▶ **MATERIAL PROVIDED**
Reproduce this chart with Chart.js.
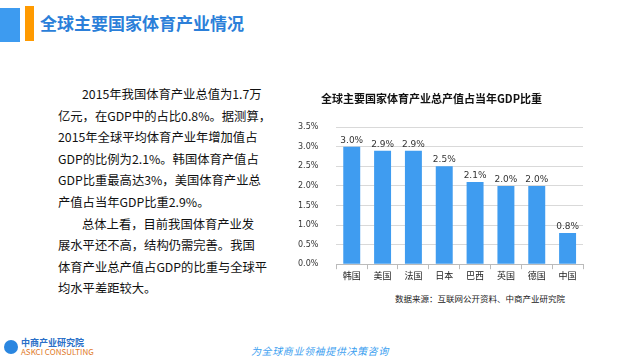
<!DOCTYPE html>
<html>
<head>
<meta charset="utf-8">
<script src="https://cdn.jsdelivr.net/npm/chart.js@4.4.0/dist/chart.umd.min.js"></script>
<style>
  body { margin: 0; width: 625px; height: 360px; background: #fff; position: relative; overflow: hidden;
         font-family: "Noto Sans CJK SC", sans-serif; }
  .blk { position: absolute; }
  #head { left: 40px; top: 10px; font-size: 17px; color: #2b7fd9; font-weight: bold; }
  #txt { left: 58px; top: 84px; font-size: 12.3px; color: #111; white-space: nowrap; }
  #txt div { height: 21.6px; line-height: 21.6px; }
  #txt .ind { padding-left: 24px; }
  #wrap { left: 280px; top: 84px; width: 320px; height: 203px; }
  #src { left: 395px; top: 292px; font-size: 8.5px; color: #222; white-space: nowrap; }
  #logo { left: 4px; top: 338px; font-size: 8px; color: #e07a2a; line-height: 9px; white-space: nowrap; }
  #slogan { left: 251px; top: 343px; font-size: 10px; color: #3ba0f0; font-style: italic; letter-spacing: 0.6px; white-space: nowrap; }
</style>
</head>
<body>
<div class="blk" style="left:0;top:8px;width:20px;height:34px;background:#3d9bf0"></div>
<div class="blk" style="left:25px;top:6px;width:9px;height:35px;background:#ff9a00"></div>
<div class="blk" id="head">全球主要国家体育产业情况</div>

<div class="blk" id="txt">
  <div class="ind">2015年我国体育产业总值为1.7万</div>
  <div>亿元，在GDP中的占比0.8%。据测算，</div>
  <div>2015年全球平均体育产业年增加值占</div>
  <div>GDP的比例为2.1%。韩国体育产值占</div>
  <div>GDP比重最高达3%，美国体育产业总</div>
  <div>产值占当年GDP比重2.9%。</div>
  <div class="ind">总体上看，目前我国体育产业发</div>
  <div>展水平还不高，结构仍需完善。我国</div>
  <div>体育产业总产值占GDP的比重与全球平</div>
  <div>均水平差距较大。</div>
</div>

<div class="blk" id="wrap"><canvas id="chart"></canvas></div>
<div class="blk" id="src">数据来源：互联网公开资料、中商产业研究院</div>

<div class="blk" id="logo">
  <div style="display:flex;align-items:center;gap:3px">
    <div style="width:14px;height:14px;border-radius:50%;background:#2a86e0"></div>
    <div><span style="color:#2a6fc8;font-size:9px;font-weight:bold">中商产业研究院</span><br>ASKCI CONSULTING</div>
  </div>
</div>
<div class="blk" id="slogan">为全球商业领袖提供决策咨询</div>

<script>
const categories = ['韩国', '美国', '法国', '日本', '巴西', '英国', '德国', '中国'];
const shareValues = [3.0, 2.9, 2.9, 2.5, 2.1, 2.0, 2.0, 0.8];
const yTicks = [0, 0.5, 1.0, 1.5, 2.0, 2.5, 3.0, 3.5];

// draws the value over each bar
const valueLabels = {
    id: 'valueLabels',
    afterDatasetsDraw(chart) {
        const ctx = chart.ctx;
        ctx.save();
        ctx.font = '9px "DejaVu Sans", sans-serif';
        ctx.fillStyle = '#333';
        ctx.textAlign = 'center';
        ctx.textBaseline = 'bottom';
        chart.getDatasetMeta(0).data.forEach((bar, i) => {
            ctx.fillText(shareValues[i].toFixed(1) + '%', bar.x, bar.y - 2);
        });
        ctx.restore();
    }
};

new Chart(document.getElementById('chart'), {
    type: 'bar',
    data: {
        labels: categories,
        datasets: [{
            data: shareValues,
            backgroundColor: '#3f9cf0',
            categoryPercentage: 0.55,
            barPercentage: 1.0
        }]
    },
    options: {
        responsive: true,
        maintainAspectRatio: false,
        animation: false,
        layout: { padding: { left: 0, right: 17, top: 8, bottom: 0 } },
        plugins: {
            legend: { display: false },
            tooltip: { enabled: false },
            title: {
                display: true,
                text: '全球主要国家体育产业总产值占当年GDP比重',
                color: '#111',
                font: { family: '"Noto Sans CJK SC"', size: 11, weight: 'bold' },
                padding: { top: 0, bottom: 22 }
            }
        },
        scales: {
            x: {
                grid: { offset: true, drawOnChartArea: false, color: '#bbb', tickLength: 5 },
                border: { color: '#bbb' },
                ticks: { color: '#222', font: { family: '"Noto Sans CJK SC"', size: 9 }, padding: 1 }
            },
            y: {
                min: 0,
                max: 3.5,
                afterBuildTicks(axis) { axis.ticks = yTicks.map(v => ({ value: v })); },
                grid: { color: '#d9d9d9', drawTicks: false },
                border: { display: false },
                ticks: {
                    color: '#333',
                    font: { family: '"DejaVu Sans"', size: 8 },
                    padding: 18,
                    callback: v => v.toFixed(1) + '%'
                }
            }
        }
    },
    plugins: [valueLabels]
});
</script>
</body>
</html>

▶ **THE PROBLEM**
Repeat the data exactly, without the pictures.

▶ **RESPONSE FOR THIS EXERCISE**
Reproduce this chart with Chart.js.
<!DOCTYPE html>
<html>
<head>
<meta charset="utf-8">
<script src="https://cdn.jsdelivr.net/npm/chart.js@4.4.0/dist/chart.umd.min.js"></script>
<style>
  body { margin: 0; width: 625px; height: 360px; background: #fff; position: relative; overflow: hidden;
         font-family: "Noto Sans CJK SC", sans-serif; }
  .blk { position: absolute; }
  #head { left: 40px; top: 10px; font-size: 17px; color: #2b7fd9; font-weight: bold; }
  #txt { left: 58px; top: 84px; font-size: 12.3px; color: #111; white-space: nowrap; }
  #txt div { height: 21.6px; line-height: 21.6px; }
  #txt .ind { padding-left: 24px; }
  #wrap { left: 280px; top: 84px; width: 320px; height: 203px; }
  #src { left: 395px; top: 292px; font-size: 8.5px; color: #222; white-space: nowrap; }
  #logo { left: 4px; top: 338px; font-size: 8px; color: #e07a2a; line-height: 9px; white-space: nowrap; }
  #slogan { left: 251px; top: 343px; font-size: 10px; color: #3ba0f0; font-style: italic; letter-spacing: 0.6px; white-space: nowrap; }
</style>
</head>
<body>
<div class="blk" style="left:0;top:8px;width:20px;height:34px;background:#3d9bf0"></div>
<div class="blk" style="left:25px;top:6px;width:9px;height:35px;background:#ff9a00"></div>
<div class="blk" id="head">全球主要国家体育产业情况</div>

<div class="blk" id="txt">
  <div class="ind">2015年我国体育产业总值为1.7万</div>
  <div>亿元，在GDP中的占比0.8%。据测算，</div>
  <div>2015年全球平均体育产业年增加值占</div>
  <div>GDP的比例为2.1%。韩国体育产值占</div>
  <div>GDP比重最高达3%，美国体育产业总</div>
  <div>产值占当年GDP比重2.9%。</div>
  <div class="ind">总体上看，目前我国体育产业发</div>
  <div>展水平还不高，结构仍需完善。我国</div>
  <div>体育产业总产值占GDP的比重与全球平</div>
  <div>均水平差距较大。</div>
</div>

<div class="blk" id="wrap"><canvas id="chart"></canvas></div>
<div class="blk" id="src">数据来源：互联网公开资料、中商产业研究院</div>

<div class="blk" id="logo">
  <div style="display:flex;align-items:center;gap:3px">
    <div style="width:14px;height:14px;border-radius:50%;background:#2a86e0"></div>
    <div><span style="color:#2a6fc8;font-size:9px;font-weight:bold">中商产业研究院</span><br>ASKCI CONSULTING</div>
  </div>
</div>
<div class="blk" id="slogan">为全球商业领袖提供决策咨询</div>

<script>
const categories = ['韩国', '美国', '法国', '日本', '巴西', '英国', '德国', '中国'];
const shareValues = [3.0, 2.9, 2.9, 2.5, 2.1, 2.0, 2.0, 0.8];
const yTicks = [0, 0.5, 1.0, 1.5, 2.0, 2.5, 3.0, 3.5];

// draws the value over each bar
const valueLabels = {
    id: 'valueLabels',
    afterDatasetsDraw(chart) {
        const ctx = chart.ctx;
        ctx.save();
        ctx.font = '9px "DejaVu Sans", sans-serif';
        ctx.fillStyle = '#333';
        ctx.textAlign = 'center';
        ctx.textBaseline = 'bottom';
        chart.getDatasetMeta(0).data.forEach((bar, i) => {
            ctx.fillText(shareValues[i].toFixed(1) + '%', bar.x, bar.y - 2);
        });
        ctx.restore();
    }
};

new Chart(document.getElementById('chart'), {
    type: 'bar',
    data: {
        labels: categories,
        datasets: [{
            data: shareValues,
            backgroundColor: '#3f9cf0',
            categoryPercentage: 0.55,
            barPercentage: 1.0
        }]
    },
    options: {
        responsive: true,
        maintainAspectRatio: false,
        animation: false,
        layout: { padding: { left: 0, right: 17, top: 8, bottom: 0 } },
        plugins: {
            legend: { display: false },
            tooltip: { enabled: false },
            title: {
                display: true,
                text: '全球主要国家体育产业总产值占当年GDP比重',
                color: '#111',
                font: { family: '"Noto Sans CJK SC"', size: 11, weight: 'bold' },
                padding: { top: 0, bottom: 22 }
            }
        },
        scales: {
            x: {
                grid: { offset: true, drawOnChartArea: false, color: '#bbb', tickLength: 5 },
                border: { color: '#bbb' },
                ticks: { color: '#222', font: { family: '"Noto Sans CJK SC"', size: 9 }, padding: 1 }
            },
            y: {
                min: 0,
                max: 3.5,
                afterBuildTicks(axis) { axis.ticks = yTicks.map(v => ({ value: v })); },
                grid: { color: '#d9d9d9', drawTicks: false },
                border: { display: false },
                ticks: {
                    color: '#333',
                    font: { family: '"DejaVu Sans"', size: 8 },
                    padding: 18,
                    callback: v => v.toFixed(1) + '%'
                }
            }
        }
    },
    plugins: [valueLabels]
});
</script>
</body>
</html>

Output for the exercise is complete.